Ecologists may squirm over terms, but it cannot be denied that this constitutes one of the essential features that distinguishes humans from other species--our ability to band together and manipulate the forces of nature to our own ends through the systematic use of planning and tools.
In short, human beings produce their subsistence--and more beyond--rather than just find it. Human beings, unlike other animals, have a history that is based upon the changes that they wrought upon nature based on the social relations they create to work up nature to their own ends.
As if he expected to be misinterpreted by a forerunner of environmentalism, Engels continues: "Let us not, however, flatter ourselves overmuch on account of our human victories over nature. For each such victory nature takes its revenge on us. Each victory, it is true, in the first place brings about the results we expected, but in the second and third places it has quite different, unforeseen effects which only too often cancel the first."
This problem is, in the first place, a product of our incomplete understanding of the workings of nature and the effects of our actions upon them. The phenomenon becomes more acute under capitalism, argues Engels, where only "the social effects of human actions in the fields of production and exchange that are actually intended" are examined, and even here the "intended" effects are motivated solely by "the profit to be made on selling."

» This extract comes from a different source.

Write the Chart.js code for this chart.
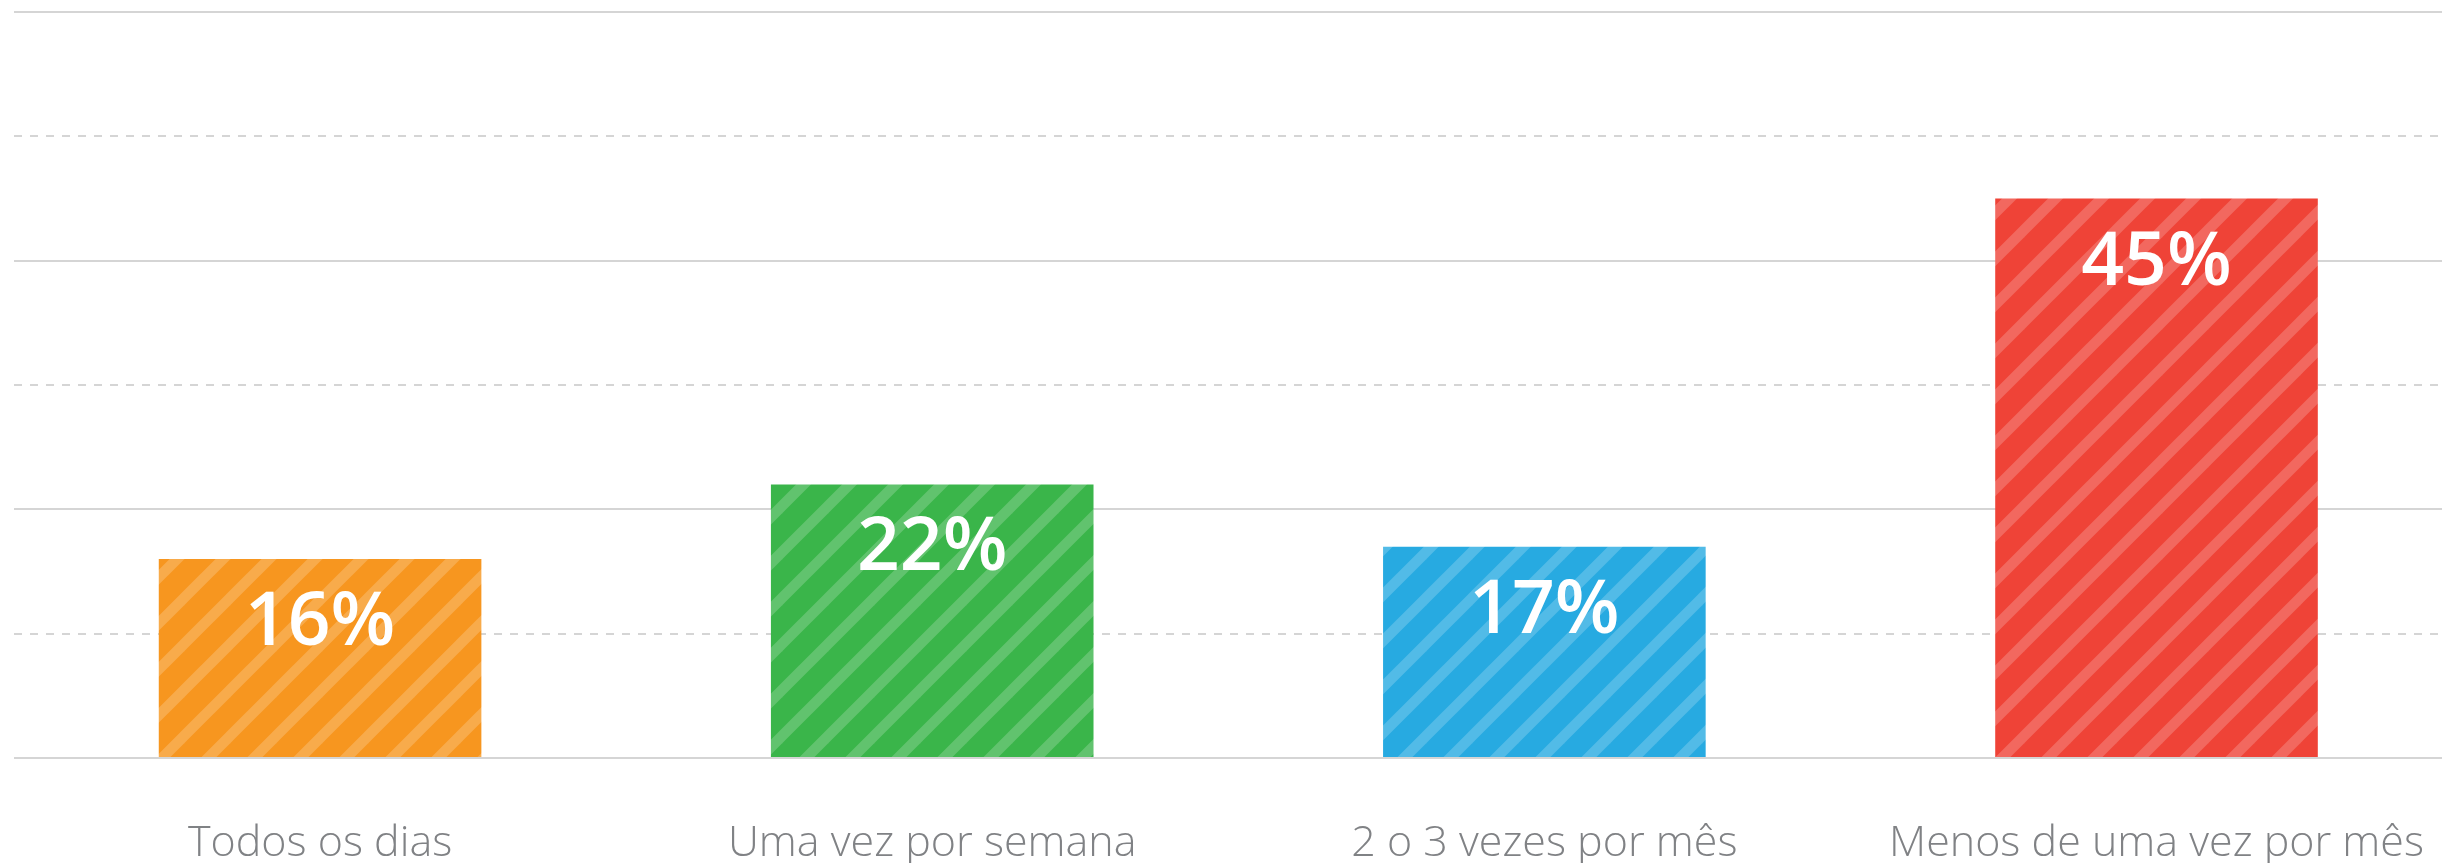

Engels then cites many examples of the destruction of the environment brought about by the boundless and blind lust for profit. "Thus at every step we are reminded that we by no means rule over nature like a conqueror over a foreign people, like someone standing outside nature--but that we, with flesh, blood and brain, belong to nature, and exist in its midst, and that all our mastery of it consists in the fact that we have the advantage over all other creatures of being able to learn its laws and apply them correctly."
To truly live harmoniously with nature, society must undergo "a complete revolution in our hitherto existing mode of production, and simultaneously a revolution in our whole contemporary social order," Engels writes.
The point is not to "leave nature alone," but to transform human social relations so that production (and the technology accompanying it) develops in a planned manner that takes into account human need--and, by extension, the care of the natural environment upon which human needs depend.